Could it be that Georgieporgie is trying to force some hands in the upper echelons of MLB?

I doubt it, but it's something to think about.

Wednesday, February 11, 2004

Poor quality = better value!
Today, for the third business day in a row, General Motors has announced a recall of a large number of vehicles for a safety problem. The much-beloved Corvette, the flagship of American sports cars, apparently has a problem causing the car to be able to move when the steering column is locked (which, presumably, ought to render the vehicle undrivable). More than 125,000 cars are going to have to be fixed for this problem, which is in addition to the two other recalls this week: faulty windshield-wiper mechanisms in 2002-03 sport utility vehicles, and ignition switches that catch fire in 5.8 MILLION other cars.

Now, GM cars are actually less faulty than the other American brands, according to a recent study. But, faulty or otherwise, this isn't why I brought this recall up.

Even after news of the recall was announced, GM stock was up 95 cents by 3:00 PM on the market. Over the past two days, it's up almost two dollars per share. GM is traditionally a blue-chip stock...not volatile, just slow and steady, pokey and mildly profitable. But why? Shouldn't the recall of 6.5 million cars and trucks in three freaking days cause a little bit of a hitch in the price?

I'm tempted to announce a recall of my own cells. I figure I've got a couple million bad ones, no doubt - perhaps I can increase my paycheck by releasing a statement and going into the doctor sometime in the second quarter of 2004.

Monday, February 09, 2004

Reason number 842 not to audit a guy with a gun
Police in the Dominican Republic are looking for a pitcher from the Milwaukee Brewers' staff who, it is believed, is the man who shot a Dominican Internal Revenue Service agent in the chest and leg. They don't have a motive, but I've got a few guesses...most of them, hard as it may be to believe, are based on the fact that the victim was an agent in the IRS.

I know, I know - that's a real stretch, isn't it? I mean, who would shoot a guy in the IRS?

There's an interesting blurb in the story on ESPN regarding the shooting, though...one that I found more enticing to write about than just "athlete commits crime." Read it for yourself:
"The left-hander broke into the major leagues last season with Milwaukee, going 0-3 with a 9.92 ERA."

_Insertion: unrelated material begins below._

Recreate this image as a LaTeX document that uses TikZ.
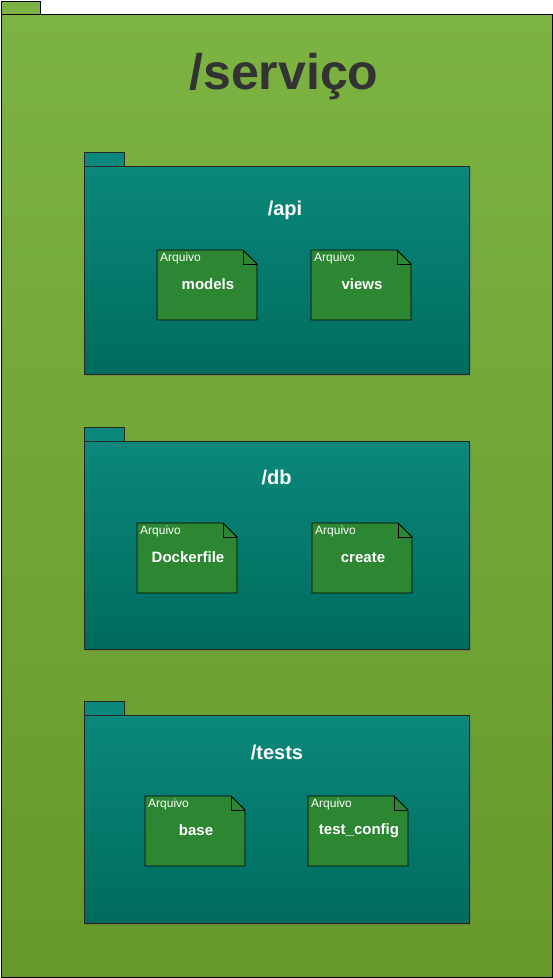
\documentclass[tikz,border=0pt]{standalone}
\usepackage{fontspec}
\setmainfont{Liberation Sans}
\definecolor{outerTop}{HTML}{7DB343}
\definecolor{outerBot}{HTML}{66992A}
\definecolor{pkgTop}{HTML}{0A887B}
\definecolor{pkgBot}{HTML}{006B5F}
\definecolor{fileFill}{HTML}{2D8632}
\definecolor{titleGray}{HTML}{333333}
\tikzset{
  pkgline/.style={draw=black!85, line width=0.8pt},
  pkgshade/.style={top color=pkgTop, bottom color=pkgBot},
  filebox/.style={fill=fileFill, draw=black, line width=0.8pt},
  pkgtitle/.style={text=white, font=\bfseries\fontsize{20}{24}\selectfont, inner sep=0pt},
  ftag/.style={text=white, font=\fontsize{12}{14}\selectfont, inner sep=0pt, anchor=west},
  fname/.style={text=white, font=\bfseries\fontsize{15}{18}\selectfont, inner sep=0pt},
}
% file: #1 name, #2 left x, #3 top y, #4 label
\newcommand{\filenode}[4]{%
  \filldraw[filebox] (#2,#3) -- (#2+86,#3) -- (#2+100,#3+14) -- (#2+100,#3+70) -- (#2,#3+70) -- cycle;
  \draw[black, line width=0.8pt] (#2+86,#3) -- (#2+86,#3+14) -- (#2+100,#3+14);
  \node[ftag] (#1tag) at (#2+3,#3+8) {Arquivo};
  \node[fname] (#1) at (#2+51,#3+34.5) {#4};
}
% package: #1 name, #2 top of tab y, #3 title, #4 title x, #5 title y
\newcommand{\pkgnode}[5]{%
  \fill[black!60, opacity=0.35] (86,#2+16) rectangle (471,#2+224);
  \filldraw[pkgline, fill=pkgTop] (84,#2) rectangle (124,#2+14);
  \filldraw[pkgline, pkgshade] (84,#2+14) rectangle (469,#2+222);
  \node[pkgtitle] (#1) at (#4,#5) {#3};
}
\begin{document}
\begin{tikzpicture}[x=1pt,y=-1pt]
\useasboundingbox (0,0) rectangle (553,978);
\fill[white] (0,0) rectangle (553,978);
% outer package
\filldraw[draw=black, line width=0.8pt, fill=outerTop] (1,1) rectangle (40,14);
\filldraw[draw=black, line width=0.8pt, top color=outerTop, bottom color=outerBot] (1,14) rectangle (552,977);
\node[text=titleGray, font=\bfseries\fontsize{50}{60}\selectfont, inner sep=0pt] (servico) at (284,77) {/serviço};
% packages
\pkgnode{api}{152}{/api}{285}{210}
\filenode{models}{157}{250}{models}
\filenode{views}{311}{250}{views}
\pkgnode{db}{427}{/db}{276.5}{477}
\filenode{dockerfile}{137}{523}{Dockerfile}
\filenode{create}{312}{523}{create}
\pkgnode{tests}{701}{/tests}{277}{752}
\filenode{base}{145}{796}{base}
\filenode{testconfig}{308}{796}{test\_config}
\end{tikzpicture}
\end{document}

Now, it may just be me, but I've never really thought of a guy going 0-fer with an ERA around 10 as being a player who's broken into the majors. That's really more of a "tried and failed" line than anything else. I mean, I think I could lose three decisions in the majors. Heck, anyone could.

(read the ESPN story here.)

Thursday, February 05, 2004

Proof that American Civilization is Going to Poop
Well, it had to happen...really, the inevitability shouldn't have surprised anyone, least of all me. But somehow, I'm still shocked that anyone could possibly sink this low...

A woman in Knoxville, Tennessee, has filed a class-action lawsuit against CBS, Viacom, MTV, Janet Jackson, and Justin Timberlake, the first such lawsuit since Nipplegate's occurence. She contends that the "sexually explicit conduct" of the halftime show has caused her injury, outrage, embarrassment, yada yada yada.

People.

It's a nipple. Everybody has one. We don't all have those neat little shieldy thingies that Janet apparently carries around with her, but still...we've all got teats.

Terri Carlin needs to settle her ass down and get a life. And maybe get laid.

(see the complaint here.)

Sunday, February 01, 2004

Last football game of the 2003 season
Since the Pro Bowl doesn't count, really.

I'm picking the Patriots over the Panthers by 10. I know that's a huge gap, but I can see it. The Panthers are not that good.
Just to Fill Column Space
Memento is a fucked-up motion picture. I don't think that Thomas Edison envisioned this piece of art when he created movable image projection.

That's not to say that I didn't like the film. It's quite good, and as Kirsten said, probably deserved at least a mention in the Academy Awards, but failed to garner attention (or something).

I recommend seeing the film, if you haven't already. However, make no mistake: Guy Pierce is not hot. Well, maybe he is. No. He's not.